> DATA PROVIDED
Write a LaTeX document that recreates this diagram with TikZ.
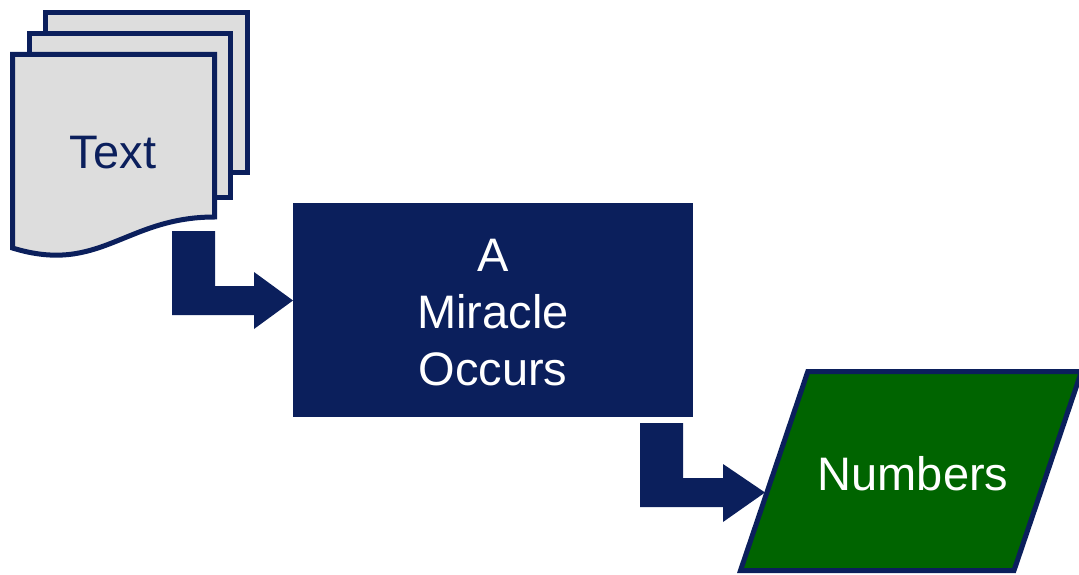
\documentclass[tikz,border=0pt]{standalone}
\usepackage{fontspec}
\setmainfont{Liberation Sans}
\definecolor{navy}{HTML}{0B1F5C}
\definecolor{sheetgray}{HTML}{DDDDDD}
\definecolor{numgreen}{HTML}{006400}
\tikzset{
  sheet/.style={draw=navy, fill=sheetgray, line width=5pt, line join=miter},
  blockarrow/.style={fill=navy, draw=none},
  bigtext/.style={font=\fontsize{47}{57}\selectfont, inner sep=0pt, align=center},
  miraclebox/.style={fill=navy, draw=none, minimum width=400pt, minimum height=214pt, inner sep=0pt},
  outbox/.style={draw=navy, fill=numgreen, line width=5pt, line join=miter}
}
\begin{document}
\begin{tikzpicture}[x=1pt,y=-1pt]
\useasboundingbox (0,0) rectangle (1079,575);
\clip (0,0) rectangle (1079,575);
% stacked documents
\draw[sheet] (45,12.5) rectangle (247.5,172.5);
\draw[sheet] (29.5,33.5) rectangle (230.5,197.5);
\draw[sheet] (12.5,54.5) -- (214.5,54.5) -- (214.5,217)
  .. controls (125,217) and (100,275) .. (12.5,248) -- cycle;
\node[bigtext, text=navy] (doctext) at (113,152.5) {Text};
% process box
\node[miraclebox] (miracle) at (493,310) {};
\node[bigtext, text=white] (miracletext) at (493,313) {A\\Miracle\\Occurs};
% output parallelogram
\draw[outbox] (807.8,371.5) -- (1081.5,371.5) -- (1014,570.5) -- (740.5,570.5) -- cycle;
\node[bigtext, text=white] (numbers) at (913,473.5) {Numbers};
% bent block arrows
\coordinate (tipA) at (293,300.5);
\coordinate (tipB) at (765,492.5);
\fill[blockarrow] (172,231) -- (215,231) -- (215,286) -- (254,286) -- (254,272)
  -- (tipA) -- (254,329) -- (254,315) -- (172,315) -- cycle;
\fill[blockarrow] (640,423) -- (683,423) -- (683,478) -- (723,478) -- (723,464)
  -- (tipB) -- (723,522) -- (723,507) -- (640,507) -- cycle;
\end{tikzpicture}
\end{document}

> WHAT IS NEEDED
Set the listing down in full and exactly. Pictures within it should not appear in the copy.

> FULL ANSWER
Write a LaTeX document that recreates this diagram with TikZ.
\documentclass[tikz,border=0pt]{standalone}
\usepackage{fontspec}
\setmainfont{Liberation Sans}
\definecolor{navy}{HTML}{0B1F5C}
\definecolor{sheetgray}{HTML}{DDDDDD}
\definecolor{numgreen}{HTML}{006400}
\tikzset{
  sheet/.style={draw=navy, fill=sheetgray, line width=5pt, line join=miter},
  blockarrow/.style={fill=navy, draw=none},
  bigtext/.style={font=\fontsize{47}{57}\selectfont, inner sep=0pt, align=center},
  miraclebox/.style={fill=navy, draw=none, minimum width=400pt, minimum height=214pt, inner sep=0pt},
  outbox/.style={draw=navy, fill=numgreen, line width=5pt, line join=miter}
}
\begin{document}
\begin{tikzpicture}[x=1pt,y=-1pt]
\useasboundingbox (0,0) rectangle (1079,575);
\clip (0,0) rectangle (1079,575);
% stacked documents
\draw[sheet] (45,12.5) rectangle (247.5,172.5);
\draw[sheet] (29.5,33.5) rectangle (230.5,197.5);
\draw[sheet] (12.5,54.5) -- (214.5,54.5) -- (214.5,217)
  .. controls (125,217) and (100,275) .. (12.5,248) -- cycle;
\node[bigtext, text=navy] (doctext) at (113,152.5) {Text};
% process box
\node[miraclebox] (miracle) at (493,310) {};
\node[bigtext, text=white] (miracletext) at (493,313) {A\\Miracle\\Occurs};
% output parallelogram
\draw[outbox] (807.8,371.5) -- (1081.5,371.5) -- (1014,570.5) -- (740.5,570.5) -- cycle;
\node[bigtext, text=white] (numbers) at (913,473.5) {Numbers};
% bent block arrows
\coordinate (tipA) at (293,300.5);
\coordinate (tipB) at (765,492.5);
\fill[blockarrow] (172,231) -- (215,231) -- (215,286) -- (254,286) -- (254,272)
  -- (tipA) -- (254,329) -- (254,315) -- (172,315) -- cycle;
\fill[blockarrow] (640,423) -- (683,423) -- (683,478) -- (723,478) -- (723,464)
  -- (tipB) -- (723,522) -- (723,507) -- (640,507) -- cycle;
\end{tikzpicture}
\end{document}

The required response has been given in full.